### OBJECTIVE
Reproduce the listing below exactly, beginning with its first line and ending with the line that holds "threshold = [7000]"; pictures are not part of the copy.

### GIVEN MATERIAL
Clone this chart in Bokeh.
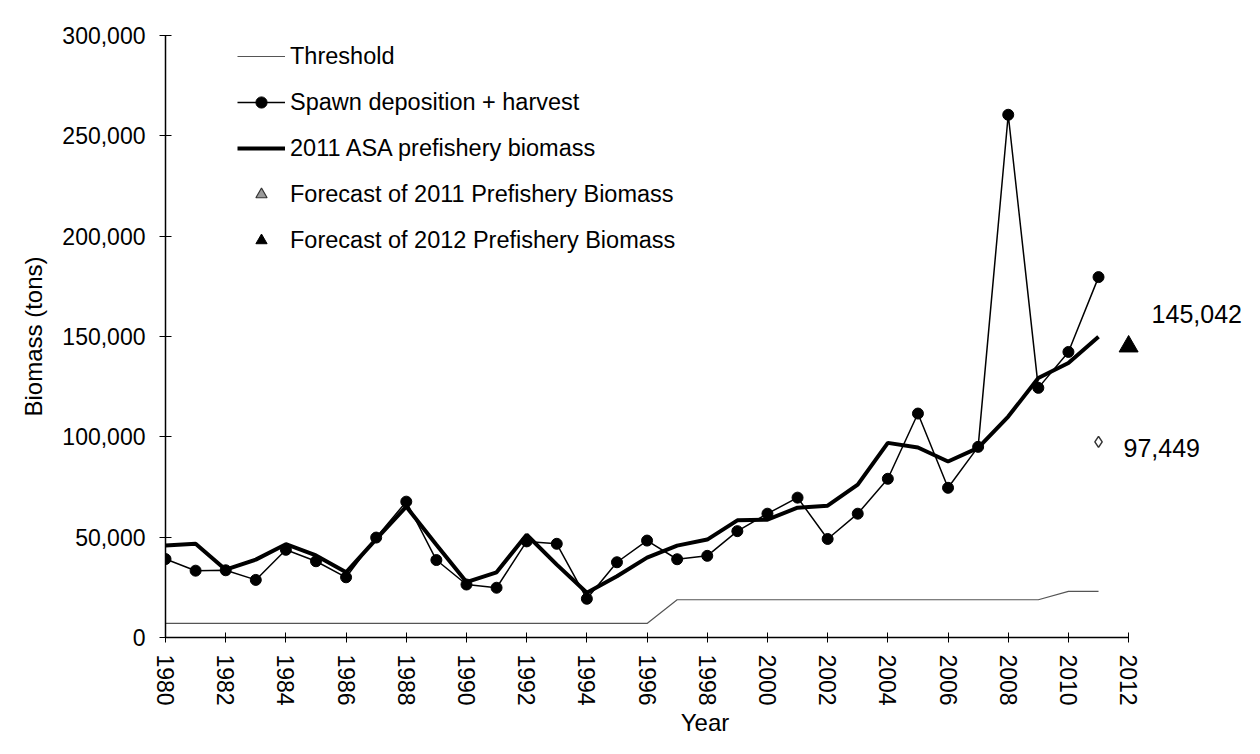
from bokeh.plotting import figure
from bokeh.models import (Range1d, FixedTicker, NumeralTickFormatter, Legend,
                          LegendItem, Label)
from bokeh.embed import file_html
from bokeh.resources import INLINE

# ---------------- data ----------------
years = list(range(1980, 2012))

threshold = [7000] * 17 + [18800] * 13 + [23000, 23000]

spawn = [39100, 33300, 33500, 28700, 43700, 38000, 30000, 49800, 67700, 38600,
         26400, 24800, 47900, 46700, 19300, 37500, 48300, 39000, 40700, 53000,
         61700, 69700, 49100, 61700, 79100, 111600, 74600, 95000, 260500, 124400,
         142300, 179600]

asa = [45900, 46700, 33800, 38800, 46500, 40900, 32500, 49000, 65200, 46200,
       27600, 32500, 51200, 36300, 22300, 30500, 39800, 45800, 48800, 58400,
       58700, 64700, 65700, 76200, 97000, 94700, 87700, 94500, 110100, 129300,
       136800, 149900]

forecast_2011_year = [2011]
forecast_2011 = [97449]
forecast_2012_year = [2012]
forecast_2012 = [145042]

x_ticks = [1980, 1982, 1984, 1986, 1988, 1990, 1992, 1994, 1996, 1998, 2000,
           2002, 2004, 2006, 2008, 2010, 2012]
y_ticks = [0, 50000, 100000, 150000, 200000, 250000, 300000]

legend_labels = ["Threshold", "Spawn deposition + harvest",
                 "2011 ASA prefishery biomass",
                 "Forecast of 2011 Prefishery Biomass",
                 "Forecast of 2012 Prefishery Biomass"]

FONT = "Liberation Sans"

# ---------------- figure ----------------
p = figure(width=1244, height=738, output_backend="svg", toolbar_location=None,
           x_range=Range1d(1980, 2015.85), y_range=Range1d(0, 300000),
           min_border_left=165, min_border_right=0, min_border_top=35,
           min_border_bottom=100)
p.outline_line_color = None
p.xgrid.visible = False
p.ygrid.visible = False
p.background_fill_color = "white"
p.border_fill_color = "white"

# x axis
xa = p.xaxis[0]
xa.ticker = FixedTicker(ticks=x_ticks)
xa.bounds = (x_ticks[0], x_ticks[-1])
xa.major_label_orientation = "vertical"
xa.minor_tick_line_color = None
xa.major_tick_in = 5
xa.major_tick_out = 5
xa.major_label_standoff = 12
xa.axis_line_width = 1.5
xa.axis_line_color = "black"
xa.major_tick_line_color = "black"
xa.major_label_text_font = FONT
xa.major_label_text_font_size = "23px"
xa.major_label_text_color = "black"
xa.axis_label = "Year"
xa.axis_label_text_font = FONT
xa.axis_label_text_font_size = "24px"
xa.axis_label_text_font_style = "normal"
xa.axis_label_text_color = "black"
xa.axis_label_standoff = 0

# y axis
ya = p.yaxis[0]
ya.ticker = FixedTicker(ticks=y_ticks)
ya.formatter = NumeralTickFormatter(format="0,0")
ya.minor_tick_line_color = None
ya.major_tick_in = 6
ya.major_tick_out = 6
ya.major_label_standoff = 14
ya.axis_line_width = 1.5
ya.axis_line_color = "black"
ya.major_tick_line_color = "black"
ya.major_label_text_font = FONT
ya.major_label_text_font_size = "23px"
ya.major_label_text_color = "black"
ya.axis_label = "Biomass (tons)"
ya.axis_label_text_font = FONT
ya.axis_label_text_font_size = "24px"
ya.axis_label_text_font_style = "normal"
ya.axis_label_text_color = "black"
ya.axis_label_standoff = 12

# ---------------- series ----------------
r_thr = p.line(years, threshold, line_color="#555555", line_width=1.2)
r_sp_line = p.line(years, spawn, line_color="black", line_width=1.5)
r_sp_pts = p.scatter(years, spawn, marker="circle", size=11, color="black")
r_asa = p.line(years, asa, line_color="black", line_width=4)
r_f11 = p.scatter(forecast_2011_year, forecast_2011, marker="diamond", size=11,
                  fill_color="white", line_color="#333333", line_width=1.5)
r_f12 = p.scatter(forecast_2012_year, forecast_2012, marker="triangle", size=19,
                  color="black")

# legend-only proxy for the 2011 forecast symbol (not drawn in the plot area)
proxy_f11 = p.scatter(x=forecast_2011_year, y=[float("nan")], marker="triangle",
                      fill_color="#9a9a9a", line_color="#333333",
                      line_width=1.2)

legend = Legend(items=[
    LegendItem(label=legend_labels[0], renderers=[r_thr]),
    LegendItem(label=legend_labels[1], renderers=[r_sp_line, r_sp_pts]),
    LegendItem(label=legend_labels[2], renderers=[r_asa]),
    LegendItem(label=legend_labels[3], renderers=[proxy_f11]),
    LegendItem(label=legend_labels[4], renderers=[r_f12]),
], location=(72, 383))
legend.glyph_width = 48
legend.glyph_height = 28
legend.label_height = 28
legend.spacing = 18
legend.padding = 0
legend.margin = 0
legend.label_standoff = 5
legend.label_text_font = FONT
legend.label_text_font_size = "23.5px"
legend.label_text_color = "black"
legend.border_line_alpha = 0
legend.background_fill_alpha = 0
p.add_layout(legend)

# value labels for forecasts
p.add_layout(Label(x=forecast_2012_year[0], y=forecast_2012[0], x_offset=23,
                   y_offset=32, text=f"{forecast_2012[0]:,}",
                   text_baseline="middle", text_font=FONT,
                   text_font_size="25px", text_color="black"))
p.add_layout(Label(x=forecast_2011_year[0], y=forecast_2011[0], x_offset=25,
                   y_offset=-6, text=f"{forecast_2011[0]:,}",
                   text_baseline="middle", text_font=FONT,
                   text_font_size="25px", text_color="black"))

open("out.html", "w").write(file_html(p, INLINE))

### EXPECTED ANSWER
Clone this chart in Bokeh.
from bokeh.plotting import figure
from bokeh.models import (Range1d, FixedTicker, NumeralTickFormatter, Legend,
                          LegendItem, Label)
from bokeh.embed import file_html
from bokeh.resources import INLINE

# ---------------- data ----------------
years = list(range(1980, 2012))

threshold = [7000] * 17 + [18800] * 13 + [23000, 23000]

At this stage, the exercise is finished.